Jan le Roux, CEO of Leapfrog Property Group, points to May 2013 Absa House Price Indices, which revealed that nominal house prices grew by an annualised 11,1% in April. Real price growth, after adjusting for the effect of consumer price inflation was 5,2% in March.
As to whether equities or residential property offer the best value at the moment, Le Roux says that now is not the time to be buying over-priced stocks. And home prices? “There are fewer homes than there are people wanting them – so prices will inevitably continue to increase,” he says.
Related: The Rules of Property
Cut the emotion
Jacques Fouche, CEO of IGrow Wealth Investments, says residential property may not necessarily be the best investment, but it certainly can be for someone who knows what he’s doing.
“There are a number of rules. The first is to gear and use other people’s money. The second is to be completely unemotional about the properties you buy.”
“The single biggest mistake people make when buying an investment property is to buy a home they would like to live in, such as a R10 million holiday home in Camps Bay. We recommend you rather buy an entry-level property in an up-and-coming area such as Kraaifontein, with good infrastructure and commercial activity,” says Fouche.

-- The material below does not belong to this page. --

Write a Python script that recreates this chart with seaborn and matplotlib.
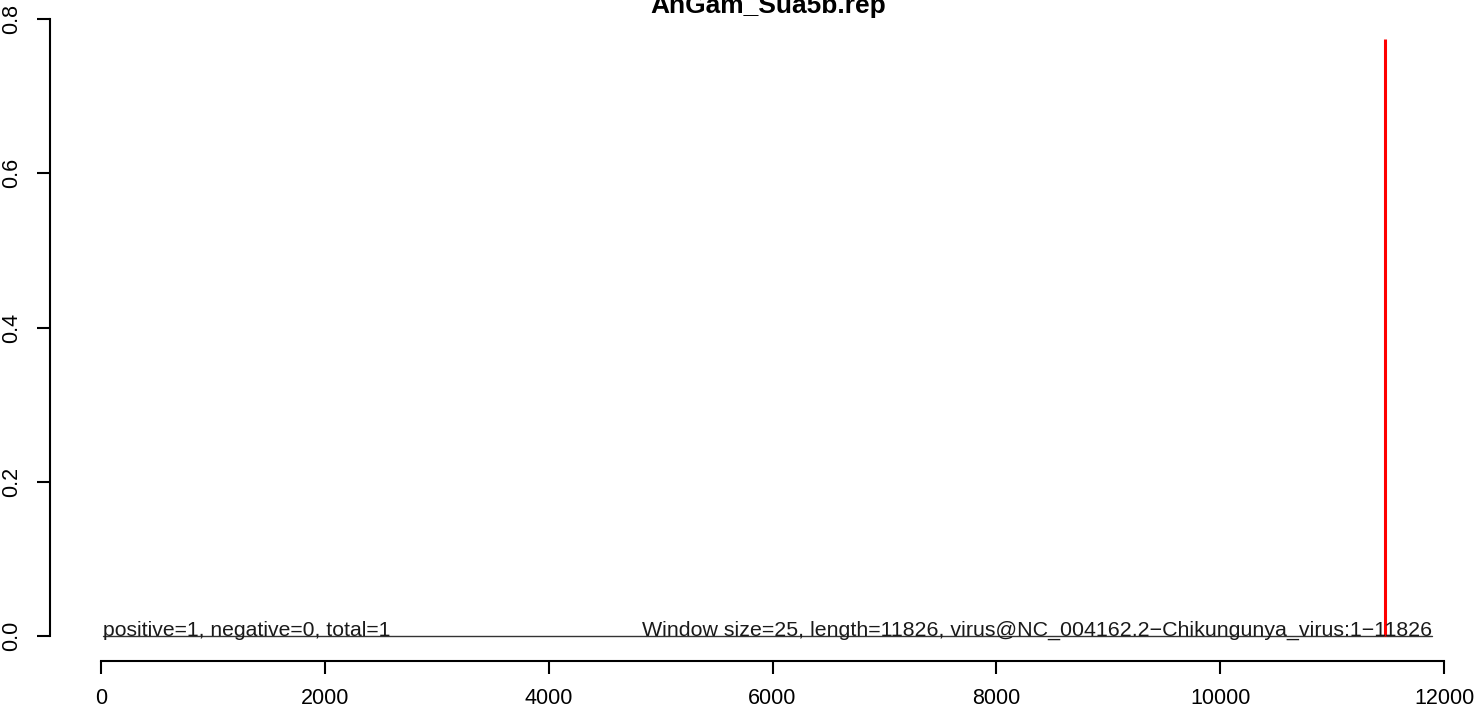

The two preconditions for buying a property are sustainable rental income and sustainable capital appreciation.
Fouche explains that the best returns are to be made from homes in the R0,4 million to R0,6 million bracket, usually sectional title, let to young families that do not yet have enough capital for a deposit, and therefore are forced to rent, yet earn R10 000 to R20 000 per month.
“The capital growth will also be higher than on a luxury property.”
Related: Start Early, Retire Rich
Make Informed decisions
The problem with residential property is having sufficient information, and for this reason Fouche recommends joining a club such as IGrow. On your own, it’s hit-and-miss. “By the time you read about an area in the newspapers, it’s too late to invest,” he says.
He claims that through these basic rules – and a good credit history – anyone can build up a property portfolio of hundreds of houses.
Fouche emphasises the attraction of security complexes, for which there is far higher demand than non-security complexes.